The accident that killed Kennedy, his wife and his sister-in-law nearly a year ago--and left the nation mourning after its most prominent political family had suffered another tragedy--was caused by an inexperienced pilot who became disoriented in the dark and lost control, the National Transportation Safety Board concluded in its final report.
The report confirmed earlier theories by other aviation experts that Kennedy was stretching his capabilities as he attempted the 200-mile flight--its final phase over a dark, hazy sea. Investigators found no mechanical problems with his single-engine Piper Saratoga or its navigational systems.
Kennedy, 38, was the son of assassinated President John F. Kennedy and the late Jacqueline Bouvier Kennedy. He was a prosecutor in New York before he founded a glossy political magazine and married Carolyn Bessette, a New York socialite and former fashion industry publicist. The couple, along with her sister Lauren Bessette, were headed from their Manhattan home to a cousin's wedding.
Kennedy kept his plane at an airport in suburban New Jersey and previously had flown solo at night to Martha's Vineyard. But the report noted that he had limited experience with night flight. And Kennedy, who had logged 310 hours as a pilot, was not yet proficient in flying by instruments. The report said that the instructor who offered to go with him was not "comfortable" with Kennedy alone at the controls that evening, July 16.
The report also suggests that Kennedy did not use all the tools at his disposal to enhance safety. Investigators did not comment on whether that was because of inexperience or was a conscious decision.
For example, the plane's sophisticated autopilot system could have been used that night.
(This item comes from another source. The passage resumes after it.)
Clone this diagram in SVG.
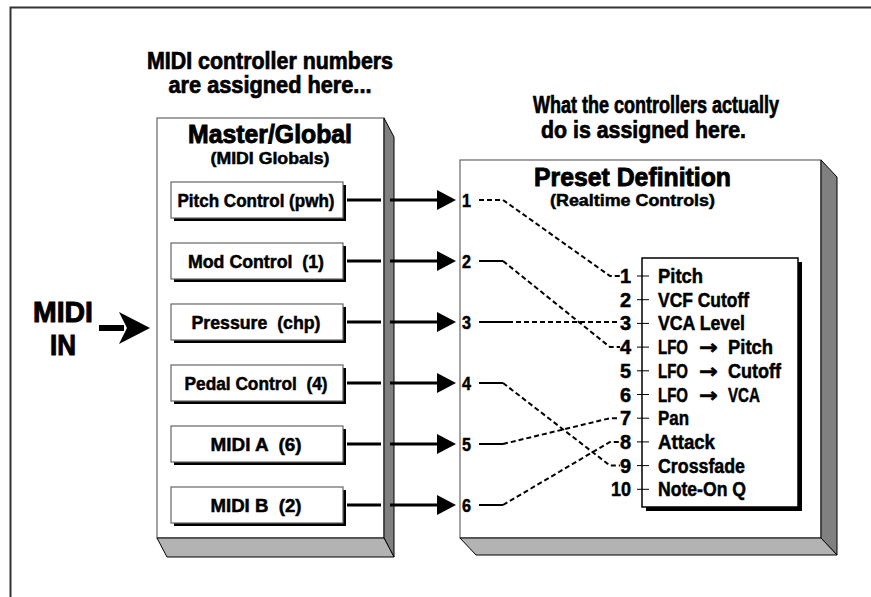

According to independent experts, the autopilot could have flown Kennedy to within a few hundred feet of the runway. However, investigators found that the device--though in working order--was turned off.
The report quoted one of Kennedy's flight instructors as saying that he "seemed competent" in his use of the autopilot.
Among the features of the aircraft's autopilot system was a "flight director" that allows a pilot to fly the aircraft while receiving continuous prompts on what actions to take.
"If you're hand-flying, the flight director can give you all the cues you need," said Warren Morningstar, a private pilot and spokesman for the Aircraft Owners and Pilots Assn. "What I have been taught is to use every tool available to me in the airplane.
"You come away from this with the observation that the information was there for the pilot and the pilot had tools available to him--and for whatever reason, the pilot didn't utilize all the tools and information available."
"It's an excellent autopilot," said Al Pregler, a retired airline captain from Fullerton, Calif. "It probably could have gotten him down to the last 100 feet."
Kennedy also could have used his radio to ask Federal Aviation Administration air traffic controllers for guidance but did not do so.
According to the report, Kennedy had taken off about 8:40 p.m. After about an hour of routine flight, he began his descent toward the island of Martha's Vineyard, a popular summer resort. Meteorological instruments at the airport recorded adequate visibility, but pilots in the area reported problems seeing the horizon because of haze.
Kennedy's descent was anything but routine. Radar information showed that the plane leveled off, then climbed, then went into a dive and soon turned tightly to the right, spiraling toward the water at high speed.
NTSB investigators concluded that the probable cause of the accident was "the pilot's failure to maintain control of the airplane during a descent over water at night, which was a result of spatial disorientation."
Illusions that cause pilots to become disoriented at night or in poor visibility are a well-documented phenomenon. "This has been going on since aviation started," said Pregler, the retired airline captain.
"If you are not able to fly by instruments, you are dependent on your body," he explained. "Your sense of balance is determined by your inner ear--and your inner ear can lie to you. You can lose awareness. You don't know if you are turning or climbing or diving. What you may perceive is happening can be entirely different from what is really happening."
Under those conditions, a pilot's actions can make things worse, precipitating a type of dive known as a "graveyard spiral."
Experts say it is unlikely that the Kennedy plane crash will lead to any changes in government safety requirements for private pilots. According to Morningstar, night training has been improved in recent years, and accidents as a result of disorientation have been steadily declining.
But the Kennedy crash has made a deep impression as a cautionary tale. "This has been a point of discussion among pilots," Morningstar said. "Everyone is more cognizant that these are the types of illusions that can hit you when you are flying at night."
Sen. Edward M. Kennedy (D-Mass.), the family patriarch, declined to comment on the latest findings.